— BEGIN SOURCE MATERIAL —

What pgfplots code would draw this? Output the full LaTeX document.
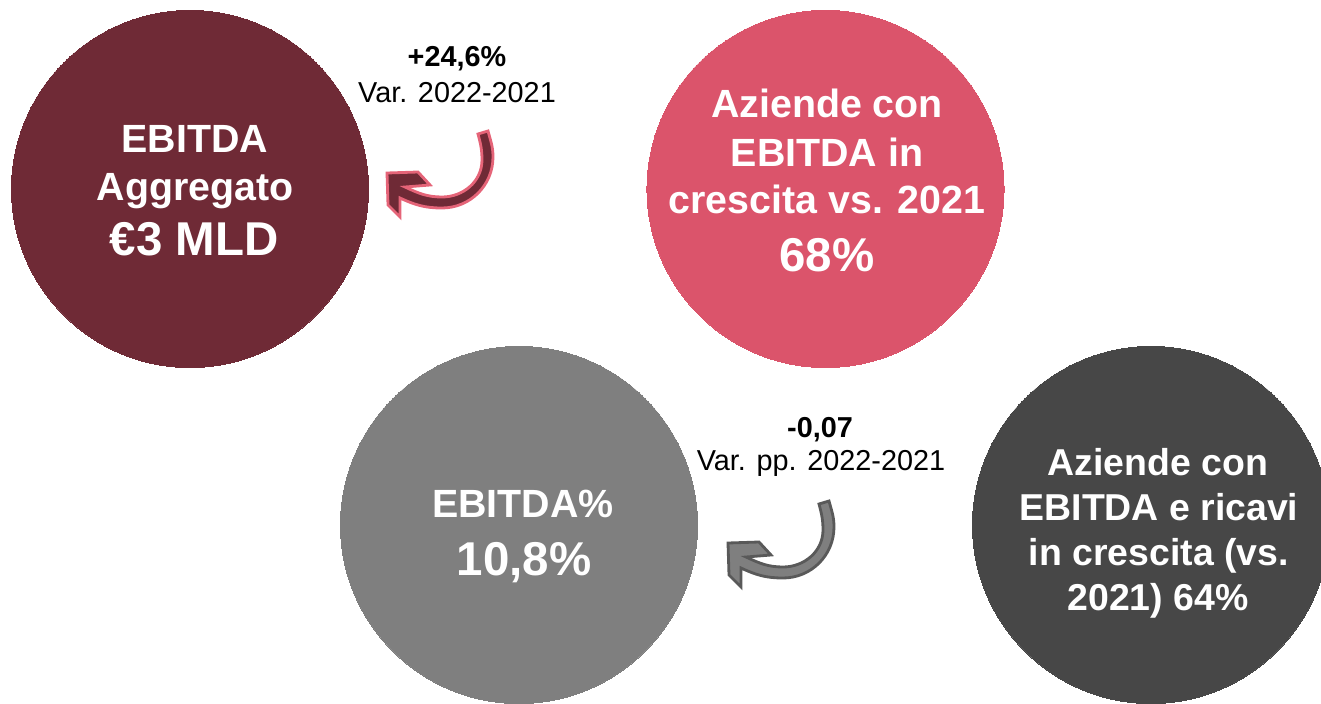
\documentclass[border=0pt]{standalone}
\usepackage{pgfplots}
\pgfplotsset{compat=1.18}
\usepackage{fontspec}
\setmainfont{Liberation Sans}
\definecolor{cmaroon}{RGB}{111,42,54}
\definecolor{cpink}{RGB}{219,84,107}
\definecolor{cgrey}{RGB}{127,127,127}
\definecolor{cdark}{RGB}{71,71,71}
\definecolor{cpinkline}{RGB}{229,100,120}
\definecolor{cgreyline}{RGB}{89,89,89}
\newcommand{\smallfont}{\fontsize{11.2}{13}\selectfont\bfseries}
\newcommand{\smallerfont}{\fontsize{10.65}{13}\selectfont\bfseries}
\newcommand{\bigfont}{\fontsize{13.5}{16}\selectfont\bfseries}
\newcommand{\notefont}{\fontsize{8.2}{10}\selectfont}
\begin{document}
\begin{tikzpicture}[trim left=0pt, trim right=13.21cm]
\path (0,0) rectangle (13.21cm,7.03cm);
\begin{axis}[
  at={(0,0)}, anchor=south west,
  width=13.21cm, height=7.03cm, scale only axis,
  xmin=0, xmax=1321, ymin=0, ymax=703,
  hide axis, clip=true, clip marker paths=true,
]
% circles: (x, y) centres in pixel units (y upwards)
\addplot[color=cmaroon, only marks, mark=*, mark size=50.8pt, mark options={fill=cmaroon, draw=cmaroon, line width=0pt}] coordinates {(190,514)};
\addplot[color=cpink, only marks, mark=*, mark size=50.8pt, mark options={fill=cpink, draw=cpink, line width=0pt}] coordinates {(825.5,514)};
\addplot[color=cgrey, only marks, mark=*, mark size=50.8pt, mark options={fill=cgrey, draw=cgrey, line width=0pt}] coordinates {(519,178)};
\addplot[color=cdark, only marks, mark=*, mark size=50.8pt, mark options={fill=cdark, draw=cdark, line width=0pt}] coordinates {(1151,178)};

% curved arrows
\filldraw[fill=cmaroon, draw=cpinkline, line width=0.8pt, line join=miter]
 (axis cs:488,572) to[out=-75,in=90] (axis cs:493,546)
 to[out=-90,in=0] (axis cs:442,495)
 to[out=180,in=-25] (axis cs:400,505)
 -- (axis cs:400,486) -- (axis cs:388,498) -- (axis cs:387,530)
 -- (axis cs:418,531) -- (axis cs:430,518) -- (axis cs:405,516)
 to[out=-25,in=180] (axis cs:442,506)
 to[out=0,in=-90] (axis cs:482,543)
 to[out=90,in=-75] (axis cs:478,569) -- cycle;
\filldraw[fill=cgrey, draw=cgreyline, line width=0.8pt, line join=miter]
 (axis cs:829,202) to[out=-75,in=90] (axis cs:834,176)
 to[out=-90,in=0] (axis cs:783,125)
 to[out=180,in=-25] (axis cs:741,135)
 -- (axis cs:741,116) -- (axis cs:729,128) -- (axis cs:728,160)
 -- (axis cs:759,161) -- (axis cs:771,148) -- (axis cs:746,146)
 to[out=-25,in=180] (axis cs:783,136)
 to[out=0,in=-90] (axis cs:823,173)
 to[out=90,in=-75] (axis cs:819,199) -- cycle;

% circle 1
\node[anchor=base, inner sep=0, text=white, font=\smallfont] at (axis cs:195,551) {EBITDA};
\node[anchor=base, inner sep=0, text=white, font=\smallfont] at (axis cs:195,503) {Aggregato};
\node[anchor=base, inner sep=0, text=white, font=\bigfont] at (axis cs:194,448) {€3 MLD};
% circle 2
\node[anchor=base, inner sep=0, text=white, font=\smallfont] at (axis cs:827,585) {Aziende con};
\node[anchor=base, inner sep=0, text=white, font=\smallfont] at (axis cs:827,536) {EBITDA in};
\node[anchor=base, inner sep=0, text=white, font=\smallfont] at (axis cs:827,490) {crescita vs. 2021};
\node[anchor=base, inner sep=0, text=white, font=\bigfont] at (axis cs:827,432) {68\%};
% circle 3
\node[anchor=base, inner sep=0, text=white, font=\smallfont] at (axis cs:523,186) {EBITDA\%};
\node[anchor=base, inner sep=0, text=white, font=\bigfont] at (axis cs:524,128) {10,8\%};
% circle 4
\node[anchor=base, inner sep=0, text=white, font=\smallerfont] at (axis cs:1158,228) {Aziende con};
\node[anchor=base, inner sep=0, text=white, font=\smallerfont] at (axis cs:1159,183) {EBITDA e ricavi};
\node[anchor=base, inner sep=0, text=white, font=\smallerfont] at (axis cs:1159,138) {in crescita (vs.};
\node[anchor=base, inner sep=0, text=white, font=\smallerfont] at (axis cs:1158,93) {2021) 64\%};
% annotations
\node[anchor=base, inner sep=0, font=\notefont\bfseries] at (axis cs:457,636) {+24,6\%};
\node[anchor=base, inner sep=0, font=\notefont] at (axis cs:457,601) {Var. 2022-2021};
\node[anchor=base, inner sep=0, font=\notefont\bfseries] at (axis cs:820,266) {-0,07};
\node[anchor=base, inner sep=0, font=\notefont] at (axis cs:821,233) {Var. pp. 2022-2021};
\end{axis}
\end{tikzpicture}
\end{document}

— END SOURCE MATERIAL —

WRITTEN TASK:
Reproduce the full listing above verbatim, with no pictures included.

EXERCISE ANSWER:
What pgfplots code would draw this? Output the full LaTeX document.
\documentclass[border=0pt]{standalone}
\usepackage{pgfplots}
\pgfplotsset{compat=1.18}
\usepackage{fontspec}
\setmainfont{Liberation Sans}
\definecolor{cmaroon}{RGB}{111,42,54}
\definecolor{cpink}{RGB}{219,84,107}
\definecolor{cgrey}{RGB}{127,127,127}
\definecolor{cdark}{RGB}{71,71,71}
\definecolor{cpinkline}{RGB}{229,100,120}
\definecolor{cgreyline}{RGB}{89,89,89}
\newcommand{\smallfont}{\fontsize{11.2}{13}\selectfont\bfseries}
\newcommand{\smallerfont}{\fontsize{10.65}{13}\selectfont\bfseries}
\newcommand{\bigfont}{\fontsize{13.5}{16}\selectfont\bfseries}
\newcommand{\notefont}{\fontsize{8.2}{10}\selectfont}
\begin{document}
\begin{tikzpicture}[trim left=0pt, trim right=13.21cm]
\path (0,0) rectangle (13.21cm,7.03cm);
\begin{axis}[
  at={(0,0)}, anchor=south west,
  width=13.21cm, height=7.03cm, scale only axis,
  xmin=0, xmax=1321, ymin=0, ymax=703,
  hide axis, clip=true, clip marker paths=true,
]
% circles: (x, y) centres in pixel units (y upwards)
\addplot[color=cmaroon, only marks, mark=*, mark size=50.8pt, mark options={fill=cmaroon, draw=cmaroon, line width=0pt}] coordinates {(190,514)};
\addplot[color=cpink, only marks, mark=*, mark size=50.8pt, mark options={fill=cpink, draw=cpink, line width=0pt}] coordinates {(825.5,514)};
\addplot[color=cgrey, only marks, mark=*, mark size=50.8pt, mark options={fill=cgrey, draw=cgrey, line width=0pt}] coordinates {(519,178)};
\addplot[color=cdark, only marks, mark=*, mark size=50.8pt, mark options={fill=cdark, draw=cdark, line width=0pt}] coordinates {(1151,178)};

% curved arrows
\filldraw[fill=cmaroon, draw=cpinkline, line width=0.8pt, line join=miter]
 (axis cs:488,572) to[out=-75,in=90] (axis cs:493,546)
 to[out=-90,in=0] (axis cs:442,495)
 to[out=180,in=-25] (axis cs:400,505)
 -- (axis cs:400,486) -- (axis cs:388,498) -- (axis cs:387,530)
 -- (axis cs:418,531) -- (axis cs:430,518) -- (axis cs:405,516)
 to[out=-25,in=180] (axis cs:442,506)
 to[out=0,in=-90] (axis cs:482,543)
 to[out=90,in=-75] (axis cs:478,569) -- cycle;
\filldraw[fill=cgrey, draw=cgreyline, line width=0.8pt, line join=miter]
 (axis cs:829,202) to[out=-75,in=90] (axis cs:834,176)
 to[out=-90,in=0] (axis cs:783,125)
 to[out=180,in=-25] (axis cs:741,135)
 -- (axis cs:741,116) -- (axis cs:729,128) -- (axis cs:728,160)
 -- (axis cs:759,161) -- (axis cs:771,148) -- (axis cs:746,146)
 to[out=-25,in=180] (axis cs:783,136)
 to[out=0,in=-90] (axis cs:823,173)
 to[out=90,in=-75] (axis cs:819,199) -- cycle;

% circle 1
\node[anchor=base, inner sep=0, text=white, font=\smallfont] at (axis cs:195,551) {EBITDA};
\node[anchor=base, inner sep=0, text=white, font=\smallfont] at (axis cs:195,503) {Aggregato};
\node[anchor=base, inner sep=0, text=white, font=\bigfont] at (axis cs:194,448) {€3 MLD};
% circle 2
\node[anchor=base, inner sep=0, text=white, font=\smallfont] at (axis cs:827,585) {Aziende con};
\node[anchor=base, inner sep=0, text=white, font=\smallfont] at (axis cs:827,536) {EBITDA in};
\node[anchor=base, inner sep=0, text=white, font=\smallfont] at (axis cs:827,490) {crescita vs. 2021};
\node[anchor=base, inner sep=0, text=white, font=\bigfont] at (axis cs:827,432) {68\%};
% circle 3
\node[anchor=base, inner sep=0, text=white, font=\smallfont] at (axis cs:523,186) {EBITDA\%};
\node[anchor=base, inner sep=0, text=white, font=\bigfont] at (axis cs:524,128) {10,8\%};
% circle 4
\node[anchor=base, inner sep=0, text=white, font=\smallerfont] at (axis cs:1158,228) {Aziende con};
\node[anchor=base, inner sep=0, text=white, font=\smallerfont] at (axis cs:1159,183) {EBITDA e ricavi};
\node[anchor=base, inner sep=0, text=white, font=\smallerfont] at (axis cs:1159,138) {in crescita (vs.};
\node[anchor=base, inner sep=0, text=white, font=\smallerfont] at (axis cs:1158,93) {2021) 64\%};
% annotations
\node[anchor=base, inner sep=0, font=\notefont\bfseries] at (axis cs:457,636) {+24,6\%};
\node[anchor=base, inner sep=0, font=\notefont] at (axis cs:457,601) {Var. 2022-2021};
\node[anchor=base, inner sep=0, font=\notefont\bfseries] at (axis cs:820,266) {-0,07};
\node[anchor=base, inner sep=0, font=\notefont] at (axis cs:821,233) {Var. pp. 2022-2021};
\end{axis}
\end{tikzpicture}
\end{document}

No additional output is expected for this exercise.